Ein Franke holt bei den Special Olympics zweimal Gold: Stefan Weidners Freudentränen in Abu Dhabi, Dubai und daheim in Würzburg.
Er dreht auf. DJ Rumba-Finger aus Jamaika hat seinen Truck mit Sound- und Lichtanlage direkt am Eingang zu den Mainfränkischen Werkstätten in Würzburg, Ohmstraße, geparkt. Von hier aus schickt er seine Beats in die Menge. Und die wächst rasch auf ein paar hundert Leute an. Rollstuhlfahrer und Plakatträger, Fähnchenschwenker und fröhlich Schwofende - alle strahlen um die Wette, Vorfreude und Aufregung vermischen sich. Nach zwei Wochen in den Vereinigten Arabischen Emiraten soll gleich ihr Olympiasieger heimkehren - mit zwei Goldmedaillen!
In aller Herrgottsfrüh war Peter Estenfelder (Technischer Leiter der Mainfränkischen Werkstätten) zusammen mit Stefan Weidners Familie zum Frankfurter Flughafen gefahren. Dort landete das Flugzeug der deutschen Special-Olympics-Delegation. An Bord war einer der erfolgreichsten Athleten bei den Weltspielen für Menschen mit geistiger Behinderung: Stefan Weidner. Der 42-Jährige aus Ger-brunn bei Würzburg hatte zunächst in der Disziplin 1600 Meter Freiwasserschwimmen mit 26,18 Minuten die Goldmedaille geholt und stand ein paar Tage später mit der 4x100-Meter-Staffel erneut ganz oben auf dem Treppchen. Zudem holte er über 800 Meter Freistil einen vierten Platz.

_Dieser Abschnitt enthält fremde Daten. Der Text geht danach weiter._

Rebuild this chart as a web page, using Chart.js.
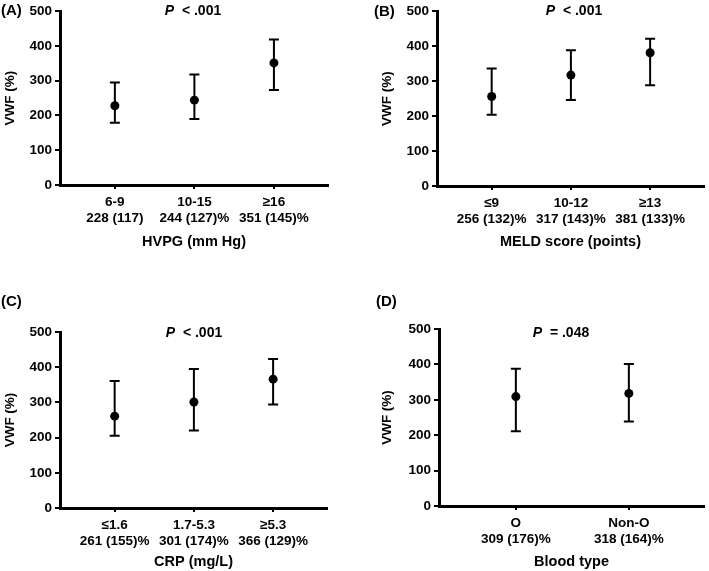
<!DOCTYPE html>
<html>
<head>
<meta charset="utf-8">
<script src="https://cdn.jsdelivr.net/npm/chart.js@4.4.1/dist/chart.umd.min.js"></script>
<style>
body{margin:0;background:#fff;width:709px;height:571px;position:relative;overflow:hidden;font-family:"Liberation Sans",Arial,sans-serif;}
canvas{position:absolute}
.lbl{position:absolute;font-weight:bold;color:#000;white-space:nowrap;line-height:1;}
.tag{font-size:15px}
.pv{font-size:14px;transform:translateX(-50%)}
</style>
</head>
<body>
<canvas id="chartA"></canvas>
<canvas id="chartB"></canvas>
<canvas id="chartC"></canvas>
<canvas id="chartD"></canvas>

<div class="lbl tag" style="left:1px;top:2px">(A)</div>
<div class="lbl tag" style="left:374px;top:3px">(B)</div>
<div class="lbl tag" style="left:1px;top:293px">(C)</div>
<div class="lbl tag" style="left:376px;top:293px">(D)</div>
<div class="lbl pv" style="left:193px;top:3px"><i>P</i>&nbsp; &lt; .001</div>
<div class="lbl pv" style="left:574px;top:3px"><i>P</i>&nbsp; &lt; .001</div>
<div class="lbl pv" style="left:194px;top:325px"><i>P</i>&nbsp; &lt; .001</div>
<div class="lbl pv" style="left:561px;top:325px"><i>P</i>&nbsp; = .048</div>

<script>
// panel A - HVPG
const hvpgCats = ['6-9', '10-15', '≥16'];
const hvpgStats = ['228 (117)', '244 (127)%', '351 (145)%'];
const hvpgMedian = [228, 244, 351];
const hvpgLow = [179, 190, 273];
const hvpgHigh = [295, 318, 418];

// panel B - MELD
const meldCats = ['≤9', '10-12', '≥13'];
const meldStats = ['256 (132)%', '317 (143)%', '381 (133)%'];
const meldMedian = [256, 317, 381];
const meldLow = [204, 246, 288];
const meldHigh = [336, 388, 421];

// panel C - CRP
const crpCats = ['≤1.6', '1.7-5.3', '≥5.3'];
const crpStats = ['261 (155)%', '301 (174)%', '366 (129)%'];
const crpMedian = [261, 301, 366];
const crpLow = [205, 220, 294];
const crpHigh = [361, 395, 423];

// panel D - blood type
const bloodCats = ['O', 'Non-O'];
const bloodStats = ['309 (176)%', '318 (164)%'];
const bloodMedian = [309, 318];
const bloodLow = [211, 239];
const bloodHigh = [388, 401];

const yTicks = [0, 100, 200, 300, 400, 500];

const FONT = '"Liberation Sans", Arial, sans-serif';

function makeErrorBars(low, high){
    return {
        id: 'errorBars',
        beforeDatasetsDraw(chart){
            const {ctx, scales: {x, y}} = chart;
            ctx.save();
            ctx.strokeStyle = '#000';
            ctx.lineWidth = 2;
            low.forEach((lo, i) => {
                const px = x.getPixelForValue(i);
                const y1 = y.getPixelForValue(lo), y2 = y.getPixelForValue(high[i]);
                ctx.beginPath();
                ctx.moveTo(px, y1); ctx.lineTo(px, y2);
                ctx.moveTo(px - 5, y1); ctx.lineTo(px + 5, y1);
                ctx.moveTo(px - 5, y2); ctx.lineTo(px + 5, y2);
                ctx.stroke();
            });
            ctx.restore();
        }
    };
}

function makeChart(cfg){
    const c = document.getElementById(cfg.id);
    c.style.left = cfg.left + 'px';
    c.style.top = cfg.top + 'px';
    c.width = cfg.w; c.height = cfg.h;
    const a = cfg.area; // left, top, right, bottom inside the canvas
    const padLeft = cfg.yTitleX - 13.5 * 1.2 / 2;
    const scaleBottom = cfg.xTitleY + 14 * 1.2 / 2;
    new Chart(c, {
        type: 'scatter',
        data: {
            datasets: [{
                data: cfg.median.map((v, i) => ({x: i, y: v})),
                pointRadius: 4.5, pointBackgroundColor: '#000', pointBorderColor: '#000', pointBorderWidth: 0
            }]
        },
        options: {
            responsive: false, animation: false,
            layout: {padding: {left: padLeft, top: a[1], right: cfg.w - a[2], bottom: cfg.h - scaleBottom}},
            plugins: {legend: {display: false}, tooltip: {enabled: false}},
            scales: {
                x: {
                    type: 'linear', min: cfg.xMin, max: cfg.xMax,
                    afterBuildTicks: s => { s.ticks = cfg.cats.map((_, i) => ({value: i})); },
                    afterFit: s => { s.height = scaleBottom - a[3]; },
                    ticks: {color: '#000', font: {family: FONT, size: 13.5, weight: 'bold', lineHeight: 1.2}, padding: 5, maxRotation: 0, autoSkip: false,
                        callback: v => [cfg.cats[v], cfg.stats[v]]},
                    grid: {display: true, drawOnChartArea: false, drawTicks: true, tickLength: 4, color: '#000', lineWidth: 2},
                    border: {display: true, color: '#000', width: 3},
                    title: {display: true, text: cfg.xTitle, color: '#000', font: {family: FONT, size: 14.5, weight: 'bold'}, padding: {top: 0, bottom: 0}}
                },
                y: {
                    min: 0, max: 500,
                    afterBuildTicks: s => { s.ticks = yTicks.map(v => ({value: v})); },
                    afterFit: s => { s.width = a[0] - padLeft; },
                    ticks: {color: '#000', font: {family: FONT, size: 13.5, weight: 'bold'}, padding: 3},
                    grid: {display: true, drawOnChartArea: false, drawTicks: true, tickLength: 5, color: '#000', lineWidth: 2},
                    border: {display: true, color: '#000', width: 3},
                    title: {display: true, text: 'VWF (%)', color: '#000', font: {family: FONT, size: 13.5, weight: 'bold'}, padding: {top: 0, bottom: 0}}
                }
            }
        },
        plugins: [makeErrorBars(cfg.low, cfg.high)]
    });
}

makeChart({id: 'chartA', left: 0, top: 0, w: 354, h: 285, area: [60, 9, 328, 185], yTitleX: 10, xTitleY: 242,
    xMin: -0.69, xMax: 2.68, cats: hvpgCats, stats: hvpgStats, median: hvpgMedian, low: hvpgLow, high: hvpgHigh, xTitle: 'HVPG (mm Hg)'});
makeChart({id: 'chartB', left: 354, top: 0, w: 355, h: 285, area: [83, 10, 350, 186], yTitleX: 33, xTitleY: 242,
    xMin: -0.69, xMax: 2.68, cats: meldCats, stats: meldStats, median: meldMedian, low: meldLow, high: meldHigh, xTitle: 'MELD score (points)'});
makeChart({id: 'chartC', left: 0, top: 285, w: 354, h: 286, area: [60, 47, 327, 223], yTitleX: 10, xTitleY: 277,
    xMin: -0.69, xMax: 2.68, cats: crpCats, stats: crpStats, median: crpMedian, low: crpLow, high: crpHigh, xTitle: 'CRP (mg/L)'});
makeChart({id: 'chartD', left: 354, top: 285, w: 355, h: 286, area: [85, 44, 350, 221], yTitleX: 33, xTitleY: 277,
    xMin: -0.68, xMax: 1.665, cats: bloodCats, stats: bloodStats, median: bloodMedian, low: bloodLow, high: bloodHigh, xTitle: 'Blood type'});
</script>
</body>
</html>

Während Peter Estenfelder und Familie Weidner mit ihrem "Goldjungen" zurück nach Würzburg fahren, verwandelt sich der Hof der Mainfränkischen Werkstätten in eine Party-Meile. Deren Organisator Thorsten Dennerlein (Lagerist) hält per Handy Kontakt zu Peter Estenfelder und heizt die Stimmung in Würzburg an, indem er alle paar Minuten die aktuelle Position des Kleinbusses bekanntgibt. Und dann kommt der große Moment. Der Van fährt die Auffahrt hoch, jemand schreit: "Er kommt!", DJ Rumba-Finger dreht noch mehr auf: "Ein Hoch auf uns, auf dieses Leben, auf den Moment, der immer bleibt", dröhnt es aus den Boxen. Die Menge jubelt und schwenkt enthusiastisch selbst gemalte Fähnchen mit Aufschriften wie "Goldjunge", "WÜ love you" oder "Welcome back".
Stefan Weidner steigt mit sportlichem Schwung aus dem Wagen - und hält sich erst einmal die Hand vors Gesicht. "Unglaublich", lautet sein erster Kommentar wenige Augenblicke später. Niemand hat ihm etwas verraten, der Empfang vor den Mainfränkischen Werkstätten, wo er seit sechs Jahren in der Kabelmontage arbeitet, ist eine echte Überraschung.
"We are the Champions, my friends": Freddie Mercurys Worte hallen übers Areal, als Kollegen, Betreuer, Freunde, Christoph Deckert (Wohnheim-Leiter) und Dieter Körber (Geschäftsführer der Mainfränkischen Werkstätten) Stefan Weidner in die Arme schließen. Der 42-Jährige im "Germany"-Trikot ist sichtlich gerührt und lässt jeden, der möchte, die Goldmedaillen berühren, die an seinem Hals hängen. Er lächelt in unzählige Handy-Kameras und antwortet geduldig auf alle Fragen. Ja, heiß sei es in den Emiraten gewesen, und er habe Menschen "von überall her, aus Afrika, Australien und der ganzen Welt" getroffen. Viele andere Schwimmer hätten im gleichen Hotel gewohnt, der Team-Geist sei "echt toll" gewesen, ebenso wie die Atmosphäre bei den Wettkämpfen.
Und natürlich hoffe er, bei den Weltspielen 2023 in Berlin wieder dabeisein zu dürfen.
Auf die Frage, was sein schönstes Erlebnis war, nennt er nicht etwa die Medaillengewinne, sondern sagt: "Die Eröffnungsfeier. Die war wunderschön. Als die Fackel aufgeflammt ist, musste ich richtig heulen."